But why suppose that Hobhouse’s unexpected claiming of a decidedly small prize is an important moment in intellectual history? It clearly didn’t slow the spread of eugenics, for instance. In driving toward this moment, Renwick is following in the footsteps of a 2007 back-and-forth in The Sociological Review specifically over what was at stake in that moment for later sociology.‡ But even this triumph was limited. As Renwick observes in his introduction, sociology’s canon-builders such as Talcott Parsons (1902-1979) would not acknowledge any energetic British tradition in sociology in the shadow of figures such as Max Weber (1864-1920) and Émile Durkheim (1858-1917). Though the British tradition did also have its defenders over the years, according to Renwick they have tended to gesture to sociological work outside the discipline itself.
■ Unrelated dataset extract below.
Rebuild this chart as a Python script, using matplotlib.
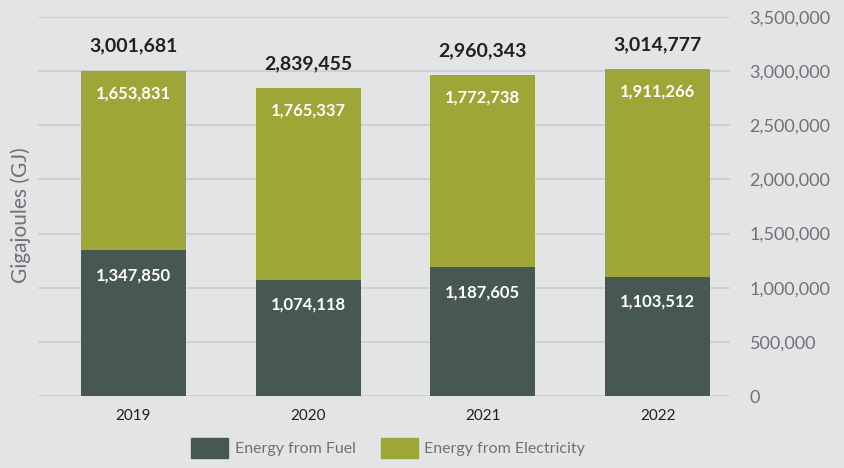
import matplotlib.pyplot as plt
import matplotlib.patches as mpatches
import numpy as np

# === Datos ===
years = ['2019', '2020', '2021', '2022']
fuel = [1347850, 1074118, 1187605, 1103512]
electricity = [1653831, 1765337, 1772738, 1911266]
totals = [3001681, 2839455, 2960343, 3014777]

# === Estilo ===
BG = '#e3e4e6'
C_FUEL = '#475853'
C_ELEC = '#9da637'
GRID = '#cbcccf'
TXT_GRAY = '#707174'
TXT_DARK = '#231f20'

plt.rcParams['font.family'] = ['Lato', 'DejaVu Sans']

fig = plt.figure(figsize=(8.44, 4.68), dpi=100, facecolor=BG)
ax = fig.add_axes([0.045, 0.1538, 0.82, 0.81], facecolor=BG)

x = np.arange(len(years))
w = 0.60
ax.bar(x, fuel, w, color=C_FUEL, zorder=3)
ax.bar(x, electricity, w, bottom=fuel, color=C_ELEC, zorder=3)

# --- etiquetas de valores ---
for i in range(len(years)):
    ax.annotate(f'{fuel[i]:,}', (x[i], fuel[i]), xytext=(0, -18), textcoords='offset points',
                ha='center', va='center', color='white', fontsize=12, fontweight='bold')
    ax.annotate(f'{electricity[i]:,}', (x[i], totals[i]), xytext=(0, -16), textcoords='offset points',
                ha='center', va='center', color='white', fontsize=12, fontweight='bold')
    ax.annotate(f'{totals[i]:,}', (x[i], totals[i]), xytext=(0, 18), textcoords='offset points',
                ha='center', va='center', color=TXT_DARK, fontsize=14, fontweight='bold')

# --- ejes ---
ax.set_xlim(-0.547, 3.415)
ax.set_ylim(0, 3500000)
ax.set_yticks(np.arange(0, 3500001, 500000))
ax.yaxis.tick_right()
ax.set_yticklabels([f'{int(v):,}' for v in ax.get_yticks()], color=TXT_GRAY, fontsize=13)
ax.tick_params(axis='y', length=0, pad=14)
ax.set_xticks(x)
ax.set_xticklabels(years, color=TXT_DARK, fontsize=11)
ax.tick_params(axis='x', length=0, pad=9)
ax.grid(axis='y', color=GRID, lw=1.2, zorder=0)
for s in ax.spines.values():
    s.set_visible(False)

fig.text(0.024, 0.54, 'Gigajoules (GJ)', rotation=90, ha='center', va='center',
         color=TXT_GRAY, fontsize=15)

# --- leyenda ---
handles = [mpatches.Patch(color=C_FUEL, label='Energy from Fuel'),
           mpatches.Patch(color=C_ELEC, label='Energy from Electricity')]
fig.legend(handles=handles, loc='lower center', bbox_to_anchor=(0.46, -0.01), ncol=2,
           frameon=False, fontsize=11.5, labelcolor=TXT_GRAY, handlelength=2.3,
           handleheight=1.6, handletextpad=0.4, columnspacing=1.6)

plt.savefig('out.png', dpi=100, facecolor=BG)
It’s not that the moment is without interest. I don’t think there’s much question that winning the identification of a sociological program as “scientific” and capturing key institutional positions was regarded as an important goal in both the nineteenth and twentieth centuries. Further, actual academic opportunities to advance one’s program were exceedingly rare for those without independent means. Renwick does a good job showing the continual dependency of both Geddes and Hobhouse on patronage. In the end, Hobhouse did exercise influence from his London perch, and Geddes eventually moved on to Bombay.
The main advantage of the choice of Hobhouse’s moment is that it does actually provide Renwick with a good vantage point from which to survey some of the competing intellectual projects of the 1870s to the 1900s. It does, however, also limit readers’ view somewhat of the wider world of ideas, and how Galton, Geddes, and Hobhouse connected to it.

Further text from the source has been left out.